- [Written task] Without the pictures, can you quote each line below exactly?

--- --- ---

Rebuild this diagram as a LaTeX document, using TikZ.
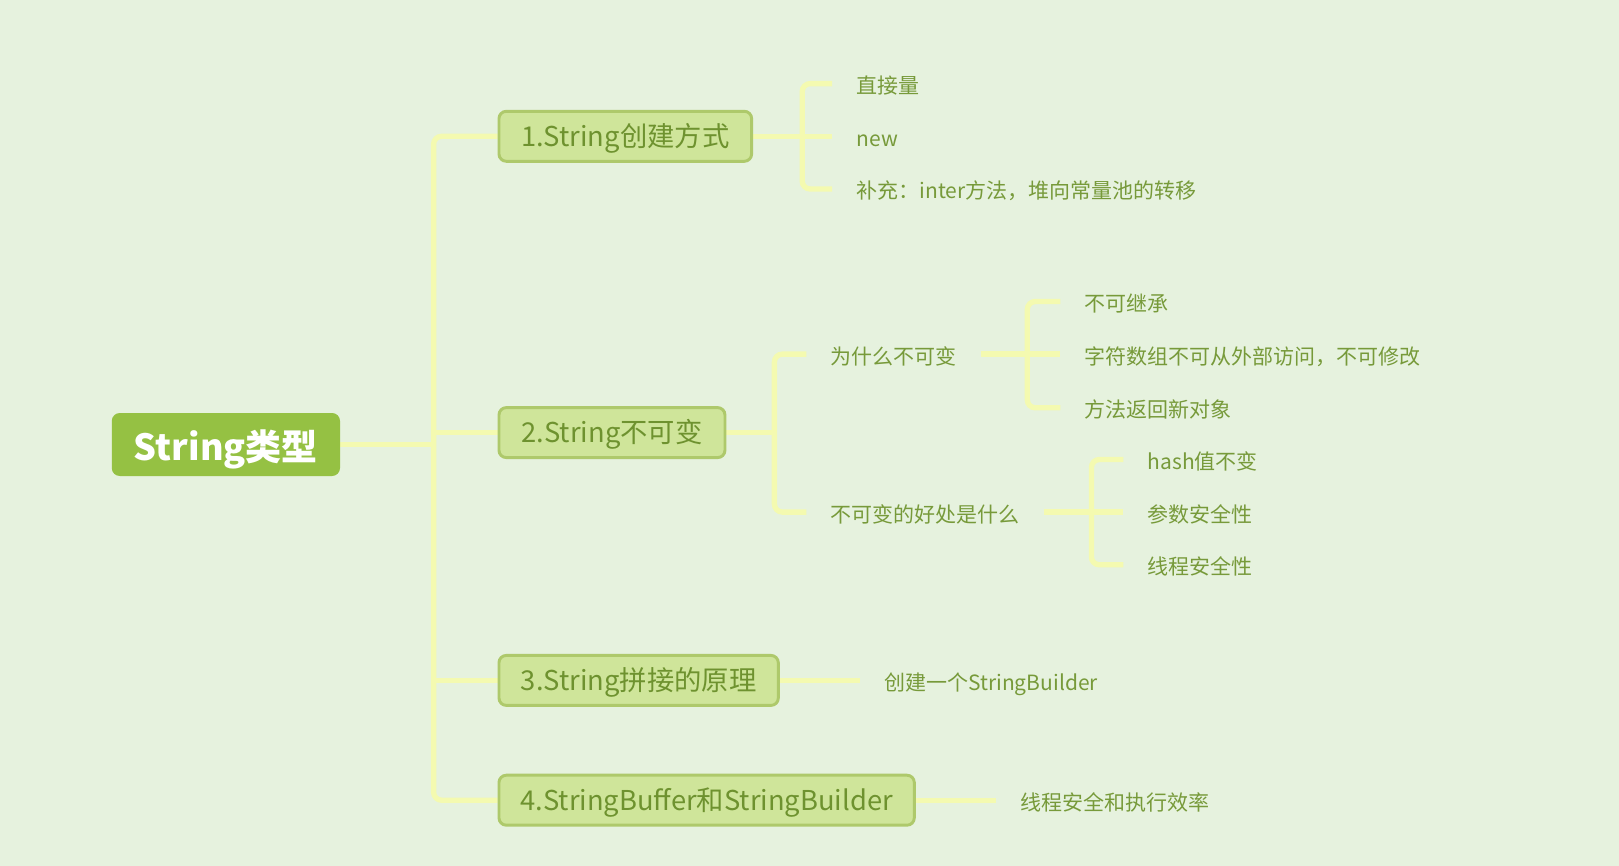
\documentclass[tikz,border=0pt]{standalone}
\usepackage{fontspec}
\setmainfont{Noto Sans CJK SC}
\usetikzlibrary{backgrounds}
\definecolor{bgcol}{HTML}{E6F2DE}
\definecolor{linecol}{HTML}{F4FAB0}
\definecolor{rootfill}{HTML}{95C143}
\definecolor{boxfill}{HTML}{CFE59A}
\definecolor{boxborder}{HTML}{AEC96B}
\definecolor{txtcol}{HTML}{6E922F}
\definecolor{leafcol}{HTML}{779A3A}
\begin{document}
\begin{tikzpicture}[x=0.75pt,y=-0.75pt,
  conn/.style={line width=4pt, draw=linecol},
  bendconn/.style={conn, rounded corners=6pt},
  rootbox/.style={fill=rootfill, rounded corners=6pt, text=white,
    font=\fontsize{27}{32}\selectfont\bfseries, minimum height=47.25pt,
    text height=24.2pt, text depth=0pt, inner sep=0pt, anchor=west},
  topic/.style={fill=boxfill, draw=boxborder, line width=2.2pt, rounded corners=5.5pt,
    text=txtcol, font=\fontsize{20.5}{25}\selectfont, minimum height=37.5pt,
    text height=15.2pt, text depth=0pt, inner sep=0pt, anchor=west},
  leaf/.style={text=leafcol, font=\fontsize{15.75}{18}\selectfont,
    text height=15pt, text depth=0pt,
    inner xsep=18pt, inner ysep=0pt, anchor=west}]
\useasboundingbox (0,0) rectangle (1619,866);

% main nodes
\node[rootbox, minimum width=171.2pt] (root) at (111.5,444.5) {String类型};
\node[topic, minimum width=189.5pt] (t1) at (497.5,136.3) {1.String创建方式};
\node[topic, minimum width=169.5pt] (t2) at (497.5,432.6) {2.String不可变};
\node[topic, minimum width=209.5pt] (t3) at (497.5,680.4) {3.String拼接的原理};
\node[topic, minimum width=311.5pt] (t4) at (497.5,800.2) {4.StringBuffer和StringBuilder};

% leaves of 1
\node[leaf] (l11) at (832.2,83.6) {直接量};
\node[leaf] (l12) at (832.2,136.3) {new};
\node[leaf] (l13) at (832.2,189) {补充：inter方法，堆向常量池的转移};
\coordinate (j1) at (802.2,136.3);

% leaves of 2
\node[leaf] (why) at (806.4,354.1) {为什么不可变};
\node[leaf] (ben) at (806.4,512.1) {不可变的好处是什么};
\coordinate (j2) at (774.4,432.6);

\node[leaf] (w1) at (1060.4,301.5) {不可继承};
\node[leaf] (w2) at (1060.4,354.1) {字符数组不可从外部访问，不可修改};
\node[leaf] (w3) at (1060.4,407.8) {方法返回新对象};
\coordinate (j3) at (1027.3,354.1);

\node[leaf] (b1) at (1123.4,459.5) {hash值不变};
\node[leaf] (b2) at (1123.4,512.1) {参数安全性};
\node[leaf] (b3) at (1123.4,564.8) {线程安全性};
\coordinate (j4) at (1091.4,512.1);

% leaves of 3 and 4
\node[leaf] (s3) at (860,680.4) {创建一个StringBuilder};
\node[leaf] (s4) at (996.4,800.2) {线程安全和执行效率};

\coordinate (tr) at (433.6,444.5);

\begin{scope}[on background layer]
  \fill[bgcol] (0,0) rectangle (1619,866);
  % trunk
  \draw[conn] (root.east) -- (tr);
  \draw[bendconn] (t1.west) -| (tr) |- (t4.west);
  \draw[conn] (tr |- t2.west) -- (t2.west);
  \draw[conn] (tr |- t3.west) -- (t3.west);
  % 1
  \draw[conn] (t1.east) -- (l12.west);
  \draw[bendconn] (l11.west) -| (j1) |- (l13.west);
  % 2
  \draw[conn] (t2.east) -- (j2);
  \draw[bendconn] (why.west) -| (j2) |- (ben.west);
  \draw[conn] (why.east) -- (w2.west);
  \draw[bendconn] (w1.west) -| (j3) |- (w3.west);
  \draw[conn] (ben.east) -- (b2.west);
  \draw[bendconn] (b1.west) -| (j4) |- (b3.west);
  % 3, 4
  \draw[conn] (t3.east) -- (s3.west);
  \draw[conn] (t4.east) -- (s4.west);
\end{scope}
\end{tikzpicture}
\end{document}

--- --- ---

- [Response]
Rebuild this diagram as a LaTeX document, using TikZ.
\documentclass[tikz,border=0pt]{standalone}
\usepackage{fontspec}
\setmainfont{Noto Sans CJK SC}
\usetikzlibrary{backgrounds}
\definecolor{bgcol}{HTML}{E6F2DE}
\definecolor{linecol}{HTML}{F4FAB0}
\definecolor{rootfill}{HTML}{95C143}
\definecolor{boxfill}{HTML}{CFE59A}
\definecolor{boxborder}{HTML}{AEC96B}
\definecolor{txtcol}{HTML}{6E922F}
\definecolor{leafcol}{HTML}{779A3A}
\begin{document}
\begin{tikzpicture}[x=0.75pt,y=-0.75pt,
  conn/.style={line width=4pt, draw=linecol},
  bendconn/.style={conn, rounded corners=6pt},
  rootbox/.style={fill=rootfill, rounded corners=6pt, text=white,
    font=\fontsize{27}{32}\selectfont\bfseries, minimum height=47.25pt,
    text height=24.2pt, text depth=0pt, inner sep=0pt, anchor=west},
  topic/.style={fill=boxfill, draw=boxborder, line width=2.2pt, rounded corners=5.5pt,
    text=txtcol, font=\fontsize{20.5}{25}\selectfont, minimum height=37.5pt,
    text height=15.2pt, text depth=0pt, inner sep=0pt, anchor=west},
  leaf/.style={text=leafcol, font=\fontsize{15.75}{18}\selectfont,
    text height=15pt, text depth=0pt,
    inner xsep=18pt, inner ysep=0pt, anchor=west}]
\useasboundingbox (0,0) rectangle (1619,866);

% main nodes
\node[rootbox, minimum width=171.2pt] (root) at (111.5,444.5) {String类型};
\node[topic, minimum width=189.5pt] (t1) at (497.5,136.3) {1.String创建方式};
\node[topic, minimum width=169.5pt] (t2) at (497.5,432.6) {2.String不可变};
\node[topic, minimum width=209.5pt] (t3) at (497.5,680.4) {3.String拼接的原理};
\node[topic, minimum width=311.5pt] (t4) at (497.5,800.2) {4.StringBuffer和StringBuilder};

% leaves of 1
\node[leaf] (l11) at (832.2,83.6) {直接量};
\node[leaf] (l12) at (832.2,136.3) {new};
\node[leaf] (l13) at (832.2,189) {补充：inter方法，堆向常量池的转移};
\coordinate (j1) at (802.2,136.3);

% leaves of 2
\node[leaf] (why) at (806.4,354.1) {为什么不可变};
\node[leaf] (ben) at (806.4,512.1) {不可变的好处是什么};
\coordinate (j2) at (774.4,432.6);

\node[leaf] (w1) at (1060.4,301.5) {不可继承};
\node[leaf] (w2) at (1060.4,354.1) {字符数组不可从外部访问，不可修改};
\node[leaf] (w3) at (1060.4,407.8) {方法返回新对象};
\coordinate (j3) at (1027.3,354.1);

\node[leaf] (b1) at (1123.4,459.5) {hash值不变};
\node[leaf] (b2) at (1123.4,512.1) {参数安全性};
\node[leaf] (b3) at (1123.4,564.8) {线程安全性};
\coordinate (j4) at (1091.4,512.1);

% leaves of 3 and 4
\node[leaf] (s3) at (860,680.4) {创建一个StringBuilder};
\node[leaf] (s4) at (996.4,800.2) {线程安全和执行效率};

\coordinate (tr) at (433.6,444.5);

\begin{scope}[on background layer]
  \fill[bgcol] (0,0) rectangle (1619,866);
  % trunk
  \draw[conn] (root.east) -- (tr);
  \draw[bendconn] (t1.west) -| (tr) |- (t4.west);
  \draw[conn] (tr |- t2.west) -- (t2.west);
  \draw[conn] (tr |- t3.west) -- (t3.west);
  % 1
  \draw[conn] (t1.east) -- (l12.west);
  \draw[bendconn] (l11.west) -| (j1) |- (l13.west);
  % 2
  \draw[conn] (t2.east) -- (j2);
  \draw[bendconn] (why.west) -| (j2) |- (ben.west);
  \draw[conn] (why.east) -- (w2.west);
  \draw[bendconn] (w1.west) -| (j3) |- (w3.west);
  \draw[conn] (ben.east) -- (b2.west);
  \draw[bendconn] (b1.west) -| (j4) |- (b3.west);
  % 3, 4
  \draw[conn] (t3.east) -- (s3.west);
  \draw[conn] (t4.east) -- (s4.west);
\end{scope}
\end{tikzpicture}
\end{document}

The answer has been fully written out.